_TO DO_
Skip any picture you find and retype all the remaining lines exactly.

---+---

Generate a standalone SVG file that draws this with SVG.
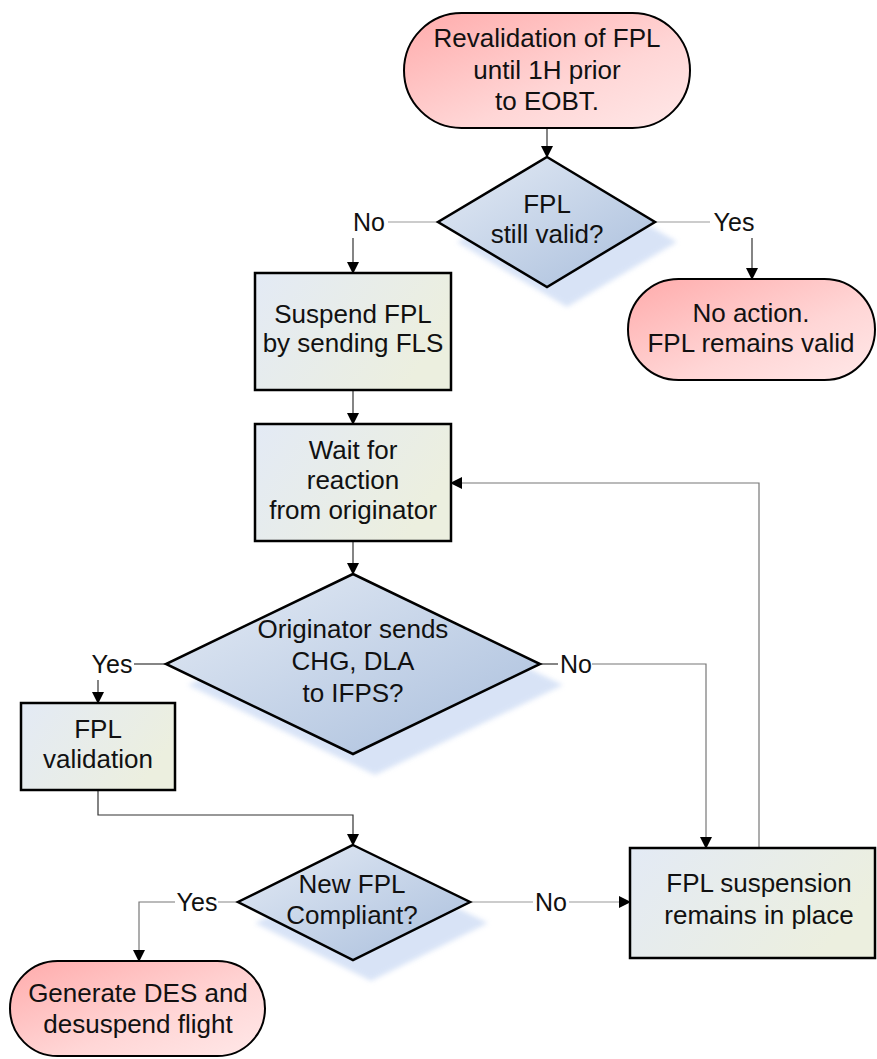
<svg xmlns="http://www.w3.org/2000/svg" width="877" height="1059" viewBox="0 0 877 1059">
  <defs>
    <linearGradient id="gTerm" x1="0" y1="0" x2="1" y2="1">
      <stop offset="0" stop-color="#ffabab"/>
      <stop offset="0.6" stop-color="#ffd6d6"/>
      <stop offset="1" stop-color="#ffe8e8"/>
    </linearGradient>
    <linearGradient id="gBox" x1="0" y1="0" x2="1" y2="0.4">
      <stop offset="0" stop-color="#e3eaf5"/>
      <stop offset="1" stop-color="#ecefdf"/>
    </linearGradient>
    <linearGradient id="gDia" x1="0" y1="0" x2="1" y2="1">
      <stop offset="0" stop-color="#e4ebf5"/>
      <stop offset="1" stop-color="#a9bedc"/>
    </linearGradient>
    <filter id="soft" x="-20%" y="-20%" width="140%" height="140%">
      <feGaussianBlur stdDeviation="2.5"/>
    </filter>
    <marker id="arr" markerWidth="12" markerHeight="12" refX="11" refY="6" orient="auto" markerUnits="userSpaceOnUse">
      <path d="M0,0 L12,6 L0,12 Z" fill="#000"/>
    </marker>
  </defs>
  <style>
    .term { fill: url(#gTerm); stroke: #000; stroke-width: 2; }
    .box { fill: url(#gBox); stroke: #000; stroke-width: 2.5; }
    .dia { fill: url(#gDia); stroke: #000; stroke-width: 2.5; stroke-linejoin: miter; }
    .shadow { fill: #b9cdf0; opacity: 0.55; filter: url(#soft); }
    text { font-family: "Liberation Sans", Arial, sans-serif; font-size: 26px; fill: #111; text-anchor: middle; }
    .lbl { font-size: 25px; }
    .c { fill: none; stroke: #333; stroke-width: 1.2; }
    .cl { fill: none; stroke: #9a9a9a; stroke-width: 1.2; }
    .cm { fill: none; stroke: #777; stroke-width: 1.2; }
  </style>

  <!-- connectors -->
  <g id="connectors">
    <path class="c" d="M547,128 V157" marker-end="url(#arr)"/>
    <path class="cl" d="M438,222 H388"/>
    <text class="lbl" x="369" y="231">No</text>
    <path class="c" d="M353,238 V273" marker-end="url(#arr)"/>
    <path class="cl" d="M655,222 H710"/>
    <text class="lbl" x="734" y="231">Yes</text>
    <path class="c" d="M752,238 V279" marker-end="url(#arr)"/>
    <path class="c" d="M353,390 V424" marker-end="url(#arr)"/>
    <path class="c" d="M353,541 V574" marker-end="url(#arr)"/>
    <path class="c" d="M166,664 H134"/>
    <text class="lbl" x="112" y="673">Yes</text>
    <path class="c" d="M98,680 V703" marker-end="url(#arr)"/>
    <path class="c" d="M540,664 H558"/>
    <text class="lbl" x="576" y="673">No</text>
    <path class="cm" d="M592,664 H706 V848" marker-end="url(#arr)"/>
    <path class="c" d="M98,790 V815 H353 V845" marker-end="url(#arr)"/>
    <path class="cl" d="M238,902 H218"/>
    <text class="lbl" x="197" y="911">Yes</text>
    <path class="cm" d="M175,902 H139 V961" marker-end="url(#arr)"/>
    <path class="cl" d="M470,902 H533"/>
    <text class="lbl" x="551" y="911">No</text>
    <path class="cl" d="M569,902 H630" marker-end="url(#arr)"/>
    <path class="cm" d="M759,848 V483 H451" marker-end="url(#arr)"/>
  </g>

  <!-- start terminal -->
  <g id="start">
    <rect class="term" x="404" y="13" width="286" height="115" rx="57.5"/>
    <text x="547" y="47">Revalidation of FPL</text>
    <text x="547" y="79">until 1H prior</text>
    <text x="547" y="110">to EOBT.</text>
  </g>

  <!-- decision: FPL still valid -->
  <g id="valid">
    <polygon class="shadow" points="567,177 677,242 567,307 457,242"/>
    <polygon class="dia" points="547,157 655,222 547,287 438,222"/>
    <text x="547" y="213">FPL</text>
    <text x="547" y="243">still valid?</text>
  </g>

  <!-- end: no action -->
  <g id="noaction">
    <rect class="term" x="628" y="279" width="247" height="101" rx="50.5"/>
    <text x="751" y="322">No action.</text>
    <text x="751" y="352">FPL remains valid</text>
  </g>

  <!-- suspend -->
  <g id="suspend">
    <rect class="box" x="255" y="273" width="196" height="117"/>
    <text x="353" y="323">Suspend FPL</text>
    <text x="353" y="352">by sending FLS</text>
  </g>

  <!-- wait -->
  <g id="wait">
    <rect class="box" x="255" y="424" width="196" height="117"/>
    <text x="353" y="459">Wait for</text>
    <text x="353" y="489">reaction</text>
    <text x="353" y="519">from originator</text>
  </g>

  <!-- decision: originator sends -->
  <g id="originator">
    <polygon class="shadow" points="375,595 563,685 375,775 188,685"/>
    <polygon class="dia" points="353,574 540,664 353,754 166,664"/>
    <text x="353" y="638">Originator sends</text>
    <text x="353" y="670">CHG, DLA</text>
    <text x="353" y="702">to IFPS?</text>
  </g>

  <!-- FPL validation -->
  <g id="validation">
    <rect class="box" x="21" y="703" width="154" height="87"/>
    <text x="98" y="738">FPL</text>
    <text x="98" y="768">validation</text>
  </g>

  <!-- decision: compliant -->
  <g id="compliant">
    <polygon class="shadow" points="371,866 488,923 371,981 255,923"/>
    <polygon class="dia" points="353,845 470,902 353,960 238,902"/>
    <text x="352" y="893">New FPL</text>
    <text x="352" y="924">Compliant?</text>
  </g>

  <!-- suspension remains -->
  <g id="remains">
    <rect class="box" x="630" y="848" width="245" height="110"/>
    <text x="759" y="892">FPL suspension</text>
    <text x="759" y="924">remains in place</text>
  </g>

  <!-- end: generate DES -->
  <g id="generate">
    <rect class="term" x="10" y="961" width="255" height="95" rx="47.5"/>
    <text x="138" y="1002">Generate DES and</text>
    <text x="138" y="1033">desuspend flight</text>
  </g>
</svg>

---+---

_ANSWER TO THIS TASK_
Generate a standalone SVG file that draws this with SVG.
<svg xmlns="http://www.w3.org/2000/svg" width="877" height="1059" viewBox="0 0 877 1059">
  <defs>
    <linearGradient id="gTerm" x1="0" y1="0" x2="1" y2="1">
      <stop offset="0" stop-color="#ffabab"/>
      <stop offset="0.6" stop-color="#ffd6d6"/>
      <stop offset="1" stop-color="#ffe8e8"/>
    </linearGradient>
    <linearGradient id="gBox" x1="0" y1="0" x2="1" y2="0.4">
      <stop offset="0" stop-color="#e3eaf5"/>
      <stop offset="1" stop-color="#ecefdf"/>
    </linearGradient>
    <linearGradient id="gDia" x1="0" y1="0" x2="1" y2="1">
      <stop offset="0" stop-color="#e4ebf5"/>
      <stop offset="1" stop-color="#a9bedc"/>
    </linearGradient>
    <filter id="soft" x="-20%" y="-20%" width="140%" height="140%">
      <feGaussianBlur stdDeviation="2.5"/>
    </filter>
    <marker id="arr" markerWidth="12" markerHeight="12" refX="11" refY="6" orient="auto" markerUnits="userSpaceOnUse">
      <path d="M0,0 L12,6 L0,12 Z" fill="#000"/>
    </marker>
  </defs>
  <style>
    .term { fill: url(#gTerm); stroke: #000; stroke-width: 2; }
    .box { fill: url(#gBox); stroke: #000; stroke-width: 2.5; }
    .dia { fill: url(#gDia); stroke: #000; stroke-width: 2.5; stroke-linejoin: miter; }
    .shadow { fill: #b9cdf0; opacity: 0.55; filter: url(#soft); }
    text { font-family: "Liberation Sans", Arial, sans-serif; font-size: 26px; fill: #111; text-anchor: middle; }
    .lbl { font-size: 25px; }
    .c { fill: none; stroke: #333; stroke-width: 1.2; }
    .cl { fill: none; stroke: #9a9a9a; stroke-width: 1.2; }
    .cm { fill: none; stroke: #777; stroke-width: 1.2; }
  </style>

  <!-- connectors -->
  <g id="connectors">
    <path class="c" d="M547,128 V157" marker-end="url(#arr)"/>
    <path class="cl" d="M438,222 H388"/>
    <text class="lbl" x="369" y="231">No</text>
    <path class="c" d="M353,238 V273" marker-end="url(#arr)"/>
    <path class="cl" d="M655,222 H710"/>
    <text class="lbl" x="734" y="231">Yes</text>
    <path class="c" d="M752,238 V279" marker-end="url(#arr)"/>
    <path class="c" d="M353,390 V424" marker-end="url(#arr)"/>
    <path class="c" d="M353,541 V574" marker-end="url(#arr)"/>
    <path class="c" d="M166,664 H134"/>
    <text class="lbl" x="112" y="673">Yes</text>
    <path class="c" d="M98,680 V703" marker-end="url(#arr)"/>
    <path class="c" d="M540,664 H558"/>
    <text class="lbl" x="576" y="673">No</text>
    <path class="cm" d="M592,664 H706 V848" marker-end="url(#arr)"/>
    <path class="c" d="M98,790 V815 H353 V845" marker-end="url(#arr)"/>
    <path class="cl" d="M238,902 H218"/>
    <text class="lbl" x="197" y="911">Yes</text>
    <path class="cm" d="M175,902 H139 V961" marker-end="url(#arr)"/>
    <path class="cl" d="M470,902 H533"/>
    <text class="lbl" x="551" y="911">No</text>
    <path class="cl" d="M569,902 H630" marker-end="url(#arr)"/>
    <path class="cm" d="M759,848 V483 H451" marker-end="url(#arr)"/>
  </g>

  <!-- start terminal -->
  <g id="start">
    <rect class="term" x="404" y="13" width="286" height="115" rx="57.5"/>
    <text x="547" y="47">Revalidation of FPL</text>
    <text x="547" y="79">until 1H prior</text>
    <text x="547" y="110">to EOBT.</text>
  </g>

  <!-- decision: FPL still valid -->
  <g id="valid">
    <polygon class="shadow" points="567,177 677,242 567,307 457,242"/>
    <polygon class="dia" points="547,157 655,222 547,287 438,222"/>
    <text x="547" y="213">FPL</text>
    <text x="547" y="243">still valid?</text>
  </g>

  <!-- end: no action -->
  <g id="noaction">
    <rect class="term" x="628" y="279" width="247" height="101" rx="50.5"/>
    <text x="751" y="322">No action.</text>
    <text x="751" y="352">FPL remains valid</text>
  </g>

  <!-- suspend -->
  <g id="suspend">
    <rect class="box" x="255" y="273" width="196" height="117"/>
    <text x="353" y="323">Suspend FPL</text>
    <text x="353" y="352">by sending FLS</text>
  </g>

  <!-- wait -->
  <g id="wait">
    <rect class="box" x="255" y="424" width="196" height="117"/>
    <text x="353" y="459">Wait for</text>
    <text x="353" y="489">reaction</text>
    <text x="353" y="519">from originator</text>
  </g>

  <!-- decision: originator sends -->
  <g id="originator">
    <polygon class="shadow" points="375,595 563,685 375,775 188,685"/>
    <polygon class="dia" points="353,574 540,664 353,754 166,664"/>
    <text x="353" y="638">Originator sends</text>
    <text x="353" y="670">CHG, DLA</text>
    <text x="353" y="702">to IFPS?</text>
  </g>

  <!-- FPL validation -->
  <g id="validation">
    <rect class="box" x="21" y="703" width="154" height="87"/>
    <text x="98" y="738">FPL</text>
    <text x="98" y="768">validation</text>
  </g>

  <!-- decision: compliant -->
  <g id="compliant">
    <polygon class="shadow" points="371,866 488,923 371,981 255,923"/>
    <polygon class="dia" points="353,845 470,902 353,960 238,902"/>
    <text x="352" y="893">New FPL</text>
    <text x="352" y="924">Compliant?</text>
  </g>

  <!-- suspension remains -->
  <g id="remains">
    <rect class="box" x="630" y="848" width="245" height="110"/>
    <text x="759" y="892">FPL suspension</text>
    <text x="759" y="924">remains in place</text>
  </g>

  <!-- end: generate DES -->
  <g id="generate">
    <rect class="term" x="10" y="961" width="255" height="95" rx="47.5"/>
    <text x="138" y="1002">Generate DES and</text>
    <text x="138" y="1033">desuspend flight</text>
  </g>
</svg>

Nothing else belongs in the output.